* **Data lines**

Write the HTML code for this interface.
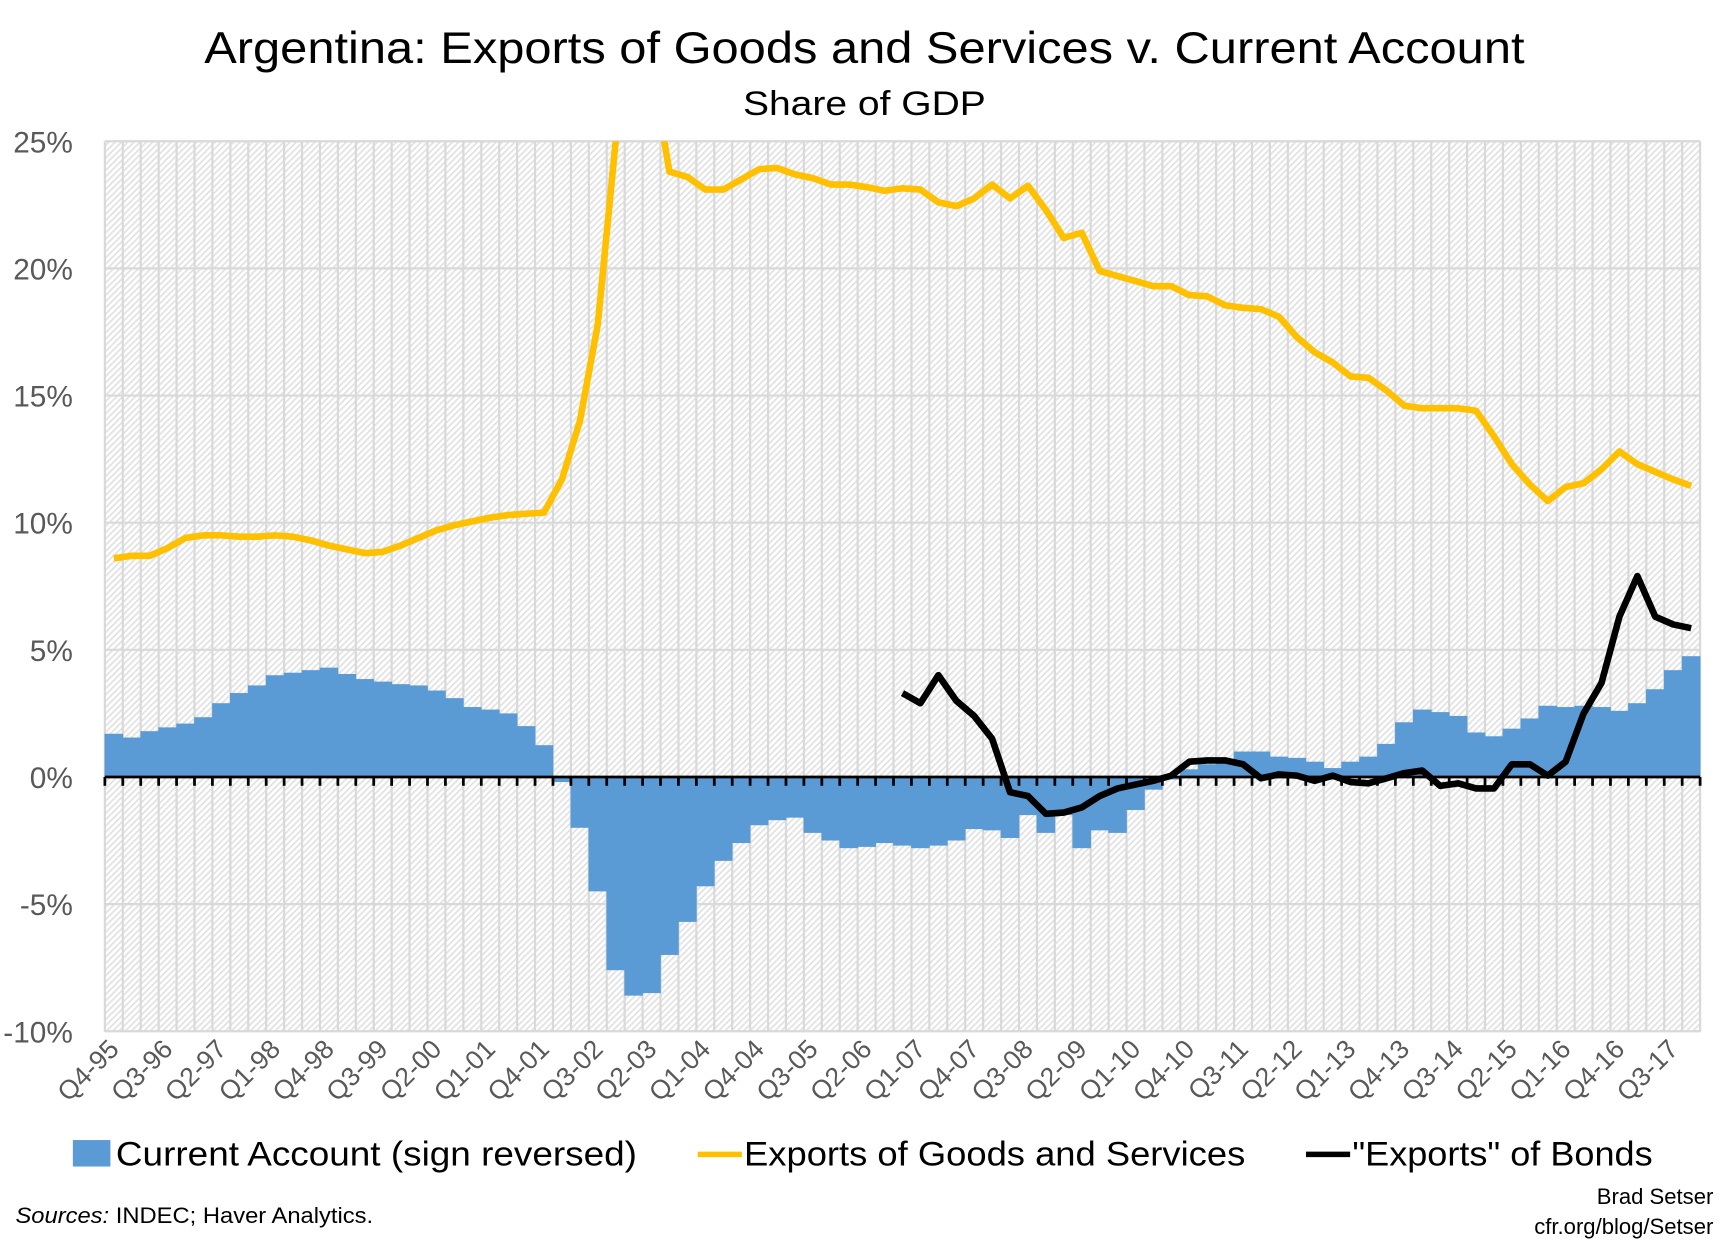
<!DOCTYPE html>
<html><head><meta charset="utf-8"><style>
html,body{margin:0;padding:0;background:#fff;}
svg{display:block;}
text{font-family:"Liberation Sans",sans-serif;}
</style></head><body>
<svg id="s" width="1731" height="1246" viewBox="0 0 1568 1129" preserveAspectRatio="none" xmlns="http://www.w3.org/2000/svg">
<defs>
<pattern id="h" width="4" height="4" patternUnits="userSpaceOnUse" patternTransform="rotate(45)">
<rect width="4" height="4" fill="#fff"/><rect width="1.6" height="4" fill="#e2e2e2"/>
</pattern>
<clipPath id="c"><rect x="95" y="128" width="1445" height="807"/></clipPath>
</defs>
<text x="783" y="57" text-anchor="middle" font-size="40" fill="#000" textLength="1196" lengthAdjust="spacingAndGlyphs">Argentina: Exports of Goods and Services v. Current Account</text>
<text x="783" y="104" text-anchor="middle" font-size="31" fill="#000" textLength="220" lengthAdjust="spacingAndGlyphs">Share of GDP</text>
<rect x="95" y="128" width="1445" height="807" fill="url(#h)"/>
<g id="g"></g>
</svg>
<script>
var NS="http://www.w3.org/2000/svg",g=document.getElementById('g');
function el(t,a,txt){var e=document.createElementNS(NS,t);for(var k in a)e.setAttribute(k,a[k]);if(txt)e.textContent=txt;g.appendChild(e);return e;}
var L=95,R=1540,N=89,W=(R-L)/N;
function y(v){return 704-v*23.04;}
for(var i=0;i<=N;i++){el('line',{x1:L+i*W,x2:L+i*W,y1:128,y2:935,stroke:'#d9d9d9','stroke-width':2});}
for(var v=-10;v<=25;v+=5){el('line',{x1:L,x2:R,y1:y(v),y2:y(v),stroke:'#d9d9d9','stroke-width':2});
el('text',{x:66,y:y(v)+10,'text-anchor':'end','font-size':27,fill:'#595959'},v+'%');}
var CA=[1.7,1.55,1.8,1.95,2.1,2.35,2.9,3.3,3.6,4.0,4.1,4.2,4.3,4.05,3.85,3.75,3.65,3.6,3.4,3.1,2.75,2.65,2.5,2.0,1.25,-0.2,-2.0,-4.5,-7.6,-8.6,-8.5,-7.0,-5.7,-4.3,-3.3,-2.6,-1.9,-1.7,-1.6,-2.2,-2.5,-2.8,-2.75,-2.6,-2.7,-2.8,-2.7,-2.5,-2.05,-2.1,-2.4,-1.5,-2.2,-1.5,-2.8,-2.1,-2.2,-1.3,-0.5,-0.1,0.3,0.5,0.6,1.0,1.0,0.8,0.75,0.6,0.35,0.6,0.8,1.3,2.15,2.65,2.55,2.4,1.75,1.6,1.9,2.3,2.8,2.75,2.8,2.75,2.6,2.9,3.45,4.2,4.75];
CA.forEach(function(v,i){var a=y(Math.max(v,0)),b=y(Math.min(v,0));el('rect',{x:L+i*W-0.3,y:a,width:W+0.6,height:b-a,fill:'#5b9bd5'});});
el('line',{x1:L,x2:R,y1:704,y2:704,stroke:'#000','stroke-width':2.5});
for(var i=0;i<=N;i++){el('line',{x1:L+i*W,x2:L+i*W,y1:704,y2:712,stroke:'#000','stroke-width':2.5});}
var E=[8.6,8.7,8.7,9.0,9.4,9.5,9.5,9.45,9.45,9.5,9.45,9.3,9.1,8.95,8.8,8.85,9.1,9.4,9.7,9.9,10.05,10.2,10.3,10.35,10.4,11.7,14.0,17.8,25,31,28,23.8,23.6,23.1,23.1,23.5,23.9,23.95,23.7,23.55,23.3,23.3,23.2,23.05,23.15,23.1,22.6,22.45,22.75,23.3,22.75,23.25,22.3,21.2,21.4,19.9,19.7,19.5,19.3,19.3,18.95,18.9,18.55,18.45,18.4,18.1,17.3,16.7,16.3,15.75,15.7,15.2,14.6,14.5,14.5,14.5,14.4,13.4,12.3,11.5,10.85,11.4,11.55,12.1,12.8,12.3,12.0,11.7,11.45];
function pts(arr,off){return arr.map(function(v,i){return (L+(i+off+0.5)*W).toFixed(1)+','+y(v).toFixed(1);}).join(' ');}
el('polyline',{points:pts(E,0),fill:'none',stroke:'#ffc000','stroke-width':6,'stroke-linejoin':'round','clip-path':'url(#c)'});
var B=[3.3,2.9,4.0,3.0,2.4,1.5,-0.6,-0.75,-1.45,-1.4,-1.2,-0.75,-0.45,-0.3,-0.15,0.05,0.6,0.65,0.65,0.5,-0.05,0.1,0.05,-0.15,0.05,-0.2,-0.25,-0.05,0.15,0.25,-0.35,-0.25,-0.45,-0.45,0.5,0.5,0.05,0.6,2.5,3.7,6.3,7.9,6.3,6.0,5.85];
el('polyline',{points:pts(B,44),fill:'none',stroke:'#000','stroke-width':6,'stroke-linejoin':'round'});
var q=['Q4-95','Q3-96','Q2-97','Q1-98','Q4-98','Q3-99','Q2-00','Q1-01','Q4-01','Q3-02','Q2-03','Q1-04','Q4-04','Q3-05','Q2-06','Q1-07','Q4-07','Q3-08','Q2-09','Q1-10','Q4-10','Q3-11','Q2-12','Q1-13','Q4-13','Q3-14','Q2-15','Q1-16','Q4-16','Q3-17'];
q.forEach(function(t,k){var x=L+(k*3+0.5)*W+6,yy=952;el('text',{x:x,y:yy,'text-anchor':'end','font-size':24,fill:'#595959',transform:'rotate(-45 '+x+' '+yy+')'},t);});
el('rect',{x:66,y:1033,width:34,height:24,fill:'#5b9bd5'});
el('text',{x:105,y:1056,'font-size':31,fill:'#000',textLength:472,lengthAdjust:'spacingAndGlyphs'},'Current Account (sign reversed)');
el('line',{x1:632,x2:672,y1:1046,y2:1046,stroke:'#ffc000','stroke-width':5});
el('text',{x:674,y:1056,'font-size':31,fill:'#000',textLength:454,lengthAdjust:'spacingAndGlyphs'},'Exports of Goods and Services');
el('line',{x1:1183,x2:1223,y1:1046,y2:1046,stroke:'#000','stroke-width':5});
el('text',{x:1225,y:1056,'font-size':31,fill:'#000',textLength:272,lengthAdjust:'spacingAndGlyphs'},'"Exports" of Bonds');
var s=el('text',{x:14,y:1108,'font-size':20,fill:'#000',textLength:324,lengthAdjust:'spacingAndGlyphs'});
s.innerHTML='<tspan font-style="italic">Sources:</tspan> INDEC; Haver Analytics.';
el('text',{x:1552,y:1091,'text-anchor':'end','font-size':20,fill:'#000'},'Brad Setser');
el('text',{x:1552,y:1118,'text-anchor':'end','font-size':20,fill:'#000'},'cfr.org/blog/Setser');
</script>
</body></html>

* **The task**
Leave the images out, please, and restate each line word for word.

* **Exercise response**
Write the HTML code for this interface.
<!DOCTYPE html>
<html><head><meta charset="utf-8"><style>
html,body{margin:0;padding:0;background:#fff;}
svg{display:block;}
text{font-family:"Liberation Sans",sans-serif;}
</style></head><body>
<svg id="s" width="1731" height="1246" viewBox="0 0 1568 1129" preserveAspectRatio="none" xmlns="http://www.w3.org/2000/svg">
<defs>
<pattern id="h" width="4" height="4" patternUnits="userSpaceOnUse" patternTransform="rotate(45)">
<rect width="4" height="4" fill="#fff"/><rect width="1.6" height="4" fill="#e2e2e2"/>
</pattern>
<clipPath id="c"><rect x="95" y="128" width="1445" height="807"/></clipPath>
</defs>
<text x="783" y="57" text-anchor="middle" font-size="40" fill="#000" textLength="1196" lengthAdjust="spacingAndGlyphs">Argentina: Exports of Goods and Services v. Current Account</text>
<text x="783" y="104" text-anchor="middle" font-size="31" fill="#000" textLength="220" lengthAdjust="spacingAndGlyphs">Share of GDP</text>
<rect x="95" y="128" width="1445" height="807" fill="url(#h)"/>
<g id="g"></g>
</svg>
<script>
var NS="http://www.w3.org/2000/svg",g=document.getElementById('g');
function el(t,a,txt){var e=document.createElementNS(NS,t);for(var k in a)e.setAttribute(k,a[k]);if(txt)e.textContent=txt;g.appendChild(e);return e;}
var L=95,R=1540,N=89,W=(R-L)/N;
function y(v){return 704-v*23.04;}
for(var i=0;i<=N;i++){el('line',{x1:L+i*W,x2:L+i*W,y1:128,y2:935,stroke:'#d9d9d9','stroke-width':2});}
for(var v=-10;v<=25;v+=5){el('line',{x1:L,x2:R,y1:y(v),y2:y(v),stroke:'#d9d9d9','stroke-width':2});
el('text',{x:66,y:y(v)+10,'text-anchor':'end','font-size':27,fill:'#595959'},v+'%');}
var CA=[1.7,1.55,1.8,1.95,2.1,2.35,2.9,3.3,3.6,4.0,4.1,4.2,4.3,4.05,3.85,3.75,3.65,3.6,3.4,3.1,2.75,2.65,2.5,2.0,1.25,-0.2,-2.0,-4.5,-7.6,-8.6,-8.5,-7.0,-5.7,-4.3,-3.3,-2.6,-1.9,-1.7,-1.6,-2.2,-2.5,-2.8,-2.75,-2.6,-2.7,-2.8,-2.7,-2.5,-2.05,-2.1,-2.4,-1.5,-2.2,-1.5,-2.8,-2.1,-2.2,-1.3,-0.5,-0.1,0.3,0.5,0.6,1.0,1.0,0.8,0.75,0.6,0.35,0.6,0.8,1.3,2.15,2.65,2.55,2.4,1.75,1.6,1.9,2.3,2.8,2.75,2.8,2.75,2.6,2.9,3.45,4.2,4.75];
CA.forEach(function(v,i){var a=y(Math.max(v,0)),b=y(Math.min(v,0));el('rect',{x:L+i*W-0.3,y:a,width:W+0.6,height:b-a,fill:'#5b9bd5'});});
el('line',{x1:L,x2:R,y1:704,y2:704,stroke:'#000','stroke-width':2.5});
for(var i=0;i<=N;i++){el('line',{x1:L+i*W,x2:L+i*W,y1:704,y2:712,stroke:'#000','stroke-width':2.5});}
var E=[8.6,8.7,8.7,9.0,9.4,9.5,9.5,9.45,9.45,9.5,9.45,9.3,9.1,8.95,8.8,8.85,9.1,9.4,9.7,9.9,10.05,10.2,10.3,10.35,10.4,11.7,14.0,17.8,25,31,28,23.8,23.6,23.1,23.1,23.5,23.9,23.95,23.7,23.55,23.3,23.3,23.2,23.05,23.15,23.1,22.6,22.45,22.75,23.3,22.75,23.25,22.3,21.2,21.4,19.9,19.7,19.5,19.3,19.3,18.95,18.9,18.55,18.45,18.4,18.1,17.3,16.7,16.3,15.75,15.7,15.2,14.6,14.5,14.5,14.5,14.4,13.4,12.3,11.5,10.85,11.4,11.55,12.1,12.8,12.3,12.0,11.7,11.45];
function pts(arr,off){return arr.map(function(v,i){return (L+(i+off+0.5)*W).toFixed(1)+','+y(v).toFixed(1);}).join(' ');}
el('polyline',{points:pts(E,0),fill:'none',stroke:'#ffc000','stroke-width':6,'stroke-linejoin':'round','clip-path':'url(#c)'});
var B=[3.3,2.9,4.0,3.0,2.4,1.5,-0.6,-0.75,-1.45,-1.4,-1.2,-0.75,-0.45,-0.3,-0.15,0.05,0.6,0.65,0.65,0.5,-0.05,0.1,0.05,-0.15,0.05,-0.2,-0.25,-0.05,0.15,0.25,-0.35,-0.25,-0.45,-0.45,0.5,0.5,0.05,0.6,2.5,3.7,6.3,7.9,6.3,6.0,5.85];
el('polyline',{points:pts(B,44),fill:'none',stroke:'#000','stroke-width':6,'stroke-linejoin':'round'});
var q=['Q4-95','Q3-96','Q2-97','Q1-98','Q4-98','Q3-99','Q2-00','Q1-01','Q4-01','Q3-02','Q2-03','Q1-04','Q4-04','Q3-05','Q2-06','Q1-07','Q4-07','Q3-08','Q2-09','Q1-10','Q4-10','Q3-11','Q2-12','Q1-13','Q4-13','Q3-14','Q2-15','Q1-16','Q4-16','Q3-17'];
q.forEach(function(t,k){var x=L+(k*3+0.5)*W+6,yy=952;el('text',{x:x,y:yy,'text-anchor':'end','font-size':24,fill:'#595959',transform:'rotate(-45 '+x+' '+yy+')'},t);});
el('rect',{x:66,y:1033,width:34,height:24,fill:'#5b9bd5'});
el('text',{x:105,y:1056,'font-size':31,fill:'#000',textLength:472,lengthAdjust:'spacingAndGlyphs'},'Current Account (sign reversed)');
el('line',{x1:632,x2:672,y1:1046,y2:1046,stroke:'#ffc000','stroke-width':5});
el('text',{x:674,y:1056,'font-size':31,fill:'#000',textLength:454,lengthAdjust:'spacingAndGlyphs'},'Exports of Goods and Services');
el('line',{x1:1183,x2:1223,y1:1046,y2:1046,stroke:'#000','stroke-width':5});
el('text',{x:1225,y:1056,'font-size':31,fill:'#000',textLength:272,lengthAdjust:'spacingAndGlyphs'},'"Exports" of Bonds');
var s=el('text',{x:14,y:1108,'font-size':20,fill:'#000',textLength:324,lengthAdjust:'spacingAndGlyphs'});
s.innerHTML='<tspan font-style="italic">Sources:</tspan> INDEC; Haver Analytics.';
el('text',{x:1552,y:1091,'text-anchor':'end','font-size':20,fill:'#000'},'Brad Setser');
el('text',{x:1552,y:1118,'text-anchor':'end','font-size':20,fill:'#000'},'cfr.org/blog/Setser');
</script>
</body></html>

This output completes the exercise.